Skip to main content

Docker Installation Guide

Getting Started with Cortex on Docker

This guide provides comprehensive instructions for installing and running Cortex in a Docker environment, including sensible defaults for security and performance.

Prerequisites

Before beginning, ensure you have:

  • Docker (version 20.10.0 or higher) or Docker Desktop
  • At least 8GB of RAM and 10GB of free disk space
  • For GPU support, make sure you install nvidia-container-toolkit. Here is an example on how to do so for Ubuntu:

    # Install NVIDIA Container Toolkit
    curl -fsSL https://nvidia.github.io/libnvidia-container/gpgkey | sudo gpg --dearmor -o /usr/share/keyrings/nvidia-container-toolkit-keyring.gpg


    # Add repository
    curl -s -L https://nvidia.github.io/libnvidia-container/stable/deb/nvidia-container-toolkit.list | \
    sed 's#deb https://#deb [signed-by=/usr/share/keyrings/nvidia-container-toolkit-keyring.gpg] https://#g' | \
    sudo tee /etc/apt/sources.list.d/nvidia-container-toolkit.list


    # Install
    sudo apt-get update && sudo apt-get install -y nvidia-container-toolkit
    sudo nvidia-ctk runtime configure --runtime=docker
    sudo systemctl restart docker

Installation Methods


# Pull the latest stable release
docker pull menloltd/cortex:latest


# Or pull a specific version (recommended for production)
docker pull menloltd/cortex:nightly-1.0.1-224

Version Tags
  • latest: Most recent stable release
  • nightly: Latest development build
  • x.y.z (e.g., 1.0.1): Specific version release

Method 2: Building from Source

  1. Clone the repo:

git clone https://github.com/janhq/cortex.cpp.git
cd cortex.cpp
git submodule update --init

  1. Build the Docker image:

docker build -t menloltd/cortex:local \
--build-arg CORTEX_CPP_VERSION=$(git rev-parse HEAD) \
-f docker/Dockerfile .

Running Cortex (Securely)

  1. [Optional] Create a dedicated user and data directory:

# Create a dedicated user
sudo useradd -r -s /bin/false cortex
export CORTEX_UID=$(id -u cortex)


# Create data directory with proper permissions
sudo mkdir -p /opt/cortex/data
sudo chown -R ${CORTEX_UID}:${CORTEX_UID} /opt/cortex

  1. Set up persistent storage:

docker volume create cortex_data

  1. Launch the container:

docker run --gpus all -d \
--name cortex \
--user ${CORTEX_UID}:${CORTEX_UID} \
--memory=4g \
--memory-swap=4g \
--security-opt=no-new-privileges \
-v cortex_data:/root/cortexcpp:rw \
-v /opt/cortex/data:/data:rw \
-p 127.0.0.1:39281:39281 \
menloltd/cortex:latest

Verification and Testing

  1. Check container status:

docker ps | grep cortex
docker logs cortex

Expected output should show:


Cortex server starting...
Initialization complete
Server listening on port 39281

  1. Test the API:

curl http://127.0.0.1:39281/healthz

Working with Cortex

Once your container is running, here's how to interact with Cortex. Make sure you have curl installed on your system.

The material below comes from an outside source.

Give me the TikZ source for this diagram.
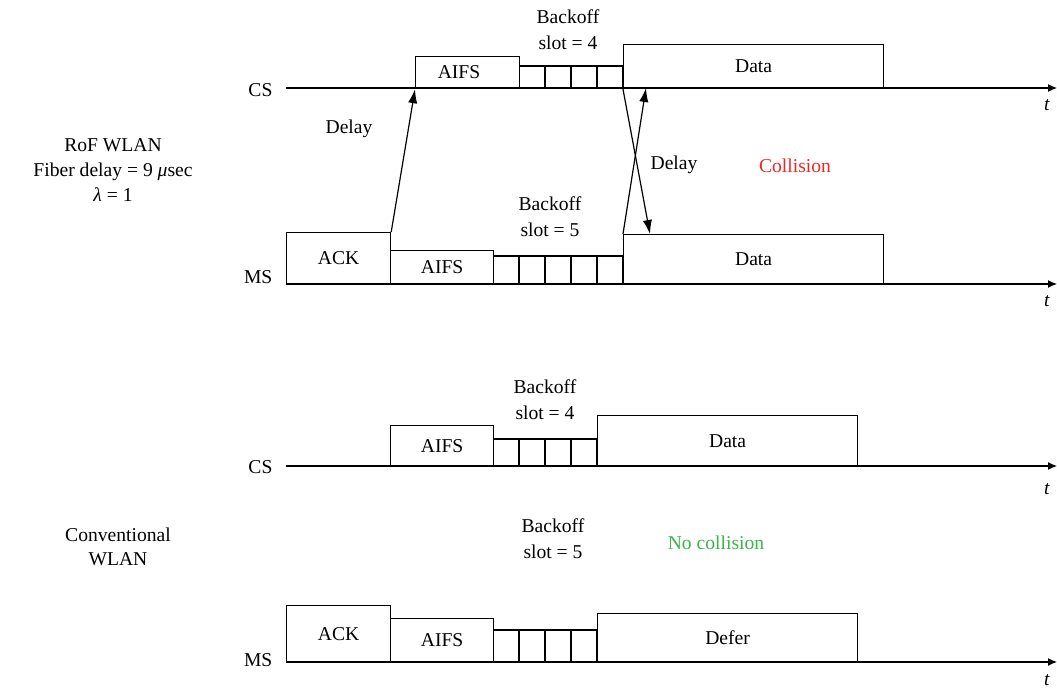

1. Check Available Engines


curl --request GET --url http://localhost:39281/v1/engines --header "Content-Type: application/json"

You'll see something like:


{
"data": [
{
"description": "This extension enables chat completion API calls using the Onnx engine",
"format": "ONNX",
"name": "onnxruntime",
"status": "Incompatible"
},
{
"description": "This extension enables chat completion API calls using the LlamaCPP engine",
"format": "GGUF",
"name": "llama-cpp",
"status": "Ready",
"variant": "linux-amd64-avx2",
"version": "0.1.37"
}
],
"object": "list",
"result": "OK"
}

2. Download Models

First, set up event monitoring:

  • Install websocat following these instructions
  • Open a terminal and run: websocat ws://localhost:39281/events

Then, in a new terminal, download your desired model:


curl --request POST --url http://localhost:39281/v1/models/pull --header 'Content-Type: application/json' --data '{"model": "tinyllama:gguf"}'

To see your downloaded models:


curl --request GET --url http://localhost:39281/v1/models

3. Using the Model

First, start your model:


curl --request POST --url http://localhost:39281/v1/models/start --header 'Content-Type: application/json' --data '{"model": "tinyllama:gguf"}'

Then, send it a query:


curl --request POST --url http://localhost:39281/v1/chat/completions --header 'Content-Type: application/json' --data '{
"frequency_penalty": 0.2,
"max_tokens": 4096,
"messages": [{"content": "Tell me a joke", "role": "user"}],
"model": "tinyllama:gguf",
"presence_penalty": 0.6,
"stop": ["End"],
"stream": true,
"temperature": 0.8,
"top_p": 0.95
}'

4. Shutting Down

When you're done, stop the model:


curl --request POST --url http://localhost:39281/v1/models/stop --header 'Content-Type: application/json' --data '{"model": "tinyllama:gguf"}'

Maintenance and Troubleshooting

Common Issues

  1. Permission Denied Errors:

sudo chown -R ${CORTEX_UID}:${CORTEX_UID} /opt/cortex/data
docker restart cortex

  1. Container Won't Start:

docker logs cortex
docker system info # Check available resources

Cleanup


# Stop and remove container
docker stop cortex
docker rm cortex


# Remove data (optional)
docker volume rm cortex_data
sudo rm -rf /opt/cortex/data


# Remove image
docker rmi cortexai/cortex:latest

Updating Cortex


# Pull latest version
docker pull cortexai/cortex:latest


# Stop and remove old container
docker stop cortex
docker rm cortex
# Start new container (use run command from above)

Best Practices
  • Always use specific version tags in production
  • Regularly backup your data volume
  • Monitor container resources using docker stats cortex
  • Keep your Docker installation updated